* START *
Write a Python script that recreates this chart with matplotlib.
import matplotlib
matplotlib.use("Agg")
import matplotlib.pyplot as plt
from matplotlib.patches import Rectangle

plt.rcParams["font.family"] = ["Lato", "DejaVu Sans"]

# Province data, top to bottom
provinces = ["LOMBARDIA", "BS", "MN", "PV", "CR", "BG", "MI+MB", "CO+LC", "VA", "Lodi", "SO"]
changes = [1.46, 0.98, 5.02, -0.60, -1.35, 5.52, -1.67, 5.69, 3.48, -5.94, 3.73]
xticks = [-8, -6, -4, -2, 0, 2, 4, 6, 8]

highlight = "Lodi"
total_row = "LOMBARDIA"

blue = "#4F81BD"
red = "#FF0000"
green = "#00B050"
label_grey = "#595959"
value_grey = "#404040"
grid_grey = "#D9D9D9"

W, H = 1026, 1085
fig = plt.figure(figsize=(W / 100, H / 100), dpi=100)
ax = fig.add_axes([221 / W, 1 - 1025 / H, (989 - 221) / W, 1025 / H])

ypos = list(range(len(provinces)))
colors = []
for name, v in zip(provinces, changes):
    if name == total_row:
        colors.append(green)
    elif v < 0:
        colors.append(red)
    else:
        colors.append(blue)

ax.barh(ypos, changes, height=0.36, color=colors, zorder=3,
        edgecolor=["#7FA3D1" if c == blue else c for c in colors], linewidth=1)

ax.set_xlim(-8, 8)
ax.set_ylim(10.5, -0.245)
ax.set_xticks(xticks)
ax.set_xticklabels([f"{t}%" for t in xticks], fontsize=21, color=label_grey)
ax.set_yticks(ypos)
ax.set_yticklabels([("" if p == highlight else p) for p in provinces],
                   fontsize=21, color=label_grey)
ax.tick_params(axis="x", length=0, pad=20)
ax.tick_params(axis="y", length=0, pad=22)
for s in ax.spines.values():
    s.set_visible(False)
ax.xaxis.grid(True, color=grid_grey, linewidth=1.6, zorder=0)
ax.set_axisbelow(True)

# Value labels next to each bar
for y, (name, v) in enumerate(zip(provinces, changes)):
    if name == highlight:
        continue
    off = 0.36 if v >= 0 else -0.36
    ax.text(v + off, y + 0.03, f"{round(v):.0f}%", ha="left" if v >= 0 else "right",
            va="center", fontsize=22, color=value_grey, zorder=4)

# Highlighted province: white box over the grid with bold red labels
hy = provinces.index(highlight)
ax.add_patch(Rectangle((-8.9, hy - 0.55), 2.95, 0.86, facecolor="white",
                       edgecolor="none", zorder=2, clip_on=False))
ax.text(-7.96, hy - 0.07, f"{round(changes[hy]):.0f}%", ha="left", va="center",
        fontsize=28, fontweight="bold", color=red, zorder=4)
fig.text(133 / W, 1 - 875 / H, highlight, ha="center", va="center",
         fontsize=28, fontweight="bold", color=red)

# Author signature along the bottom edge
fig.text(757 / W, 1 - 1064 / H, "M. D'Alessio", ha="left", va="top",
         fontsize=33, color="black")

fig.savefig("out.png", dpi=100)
* END *
The exercise: Your task is to quote the listing above word for word.

The reply:
Write a Python script that recreates this chart with matplotlib.
import matplotlib
matplotlib.use("Agg")
import matplotlib.pyplot as plt
from matplotlib.patches import Rectangle

plt.rcParams["font.family"] = ["Lato", "DejaVu Sans"]

# Province data, top to bottom
provinces = ["LOMBARDIA", "BS", "MN", "PV", "CR", "BG", "MI+MB", "CO+LC", "VA", "Lodi", "SO"]
changes = [1.46, 0.98, 5.02, -0.60, -1.35, 5.52, -1.67, 5.69, 3.48, -5.94, 3.73]
xticks = [-8, -6, -4, -2, 0, 2, 4, 6, 8]

highlight = "Lodi"
total_row = "LOMBARDIA"

blue = "#4F81BD"
red = "#FF0000"
green = "#00B050"
label_grey = "#595959"
value_grey = "#404040"
grid_grey = "#D9D9D9"

W, H = 1026, 1085
fig = plt.figure(figsize=(W / 100, H / 100), dpi=100)
ax = fig.add_axes([221 / W, 1 - 1025 / H, (989 - 221) / W, 1025 / H])

ypos = list(range(len(provinces)))
colors = []
for name, v in zip(provinces, changes):
    if name == total_row:
        colors.append(green)
    elif v < 0:
        colors.append(red)
    else:
        colors.append(blue)

ax.barh(ypos, changes, height=0.36, color=colors, zorder=3,
        edgecolor=["#7FA3D1" if c == blue else c for c in colors], linewidth=1)

ax.set_xlim(-8, 8)
ax.set_ylim(10.5, -0.245)
ax.set_xticks(xticks)
ax.set_xticklabels([f"{t}%" for t in xticks], fontsize=21, color=label_grey)
ax.set_yticks(ypos)
ax.set_yticklabels([("" if p == highlight else p) for p in provinces],
                   fontsize=21, color=label_grey)
ax.tick_params(axis="x", length=0, pad=20)
ax.tick_params(axis="y", length=0, pad=22)
for s in ax.spines.values():
    s.set_visible(False)
ax.xaxis.grid(True, color=grid_grey, linewidth=1.6, zorder=0)
ax.set_axisbelow(True)

# Value labels next to each bar
for y, (name, v) in enumerate(zip(provinces, changes)):
    if name == highlight:
        continue
    off = 0.36 if v >= 0 else -0.36
    ax.text(v + off, y + 0.03, f"{round(v):.0f}%", ha="left" if v >= 0 else "right",
            va="center", fontsize=22, color=value_grey, zorder=4)

# Highlighted province: white box over the grid with bold red labels
hy = provinces.index(highlight)
ax.add_patch(Rectangle((-8.9, hy - 0.55), 2.95, 0.86, facecolor="white",
                       edgecolor="none", zorder=2, clip_on=False))
ax.text(-7.96, hy - 0.07, f"{round(changes[hy]):.0f}%", ha="left", va="center",
        fontsize=28, fontweight="bold", color=red, zorder=4)
fig.text(133 / W, 1 - 875 / H, highlight, ha="center", va="center",
         fontsize=28, fontweight="bold", color=red)

# Author signature along the bottom edge
fig.text(757 / W, 1 - 1064 / H, "M. D'Alessio", ha="left", va="top",
         fontsize=33, color="black")

fig.savefig("out.png", dpi=100)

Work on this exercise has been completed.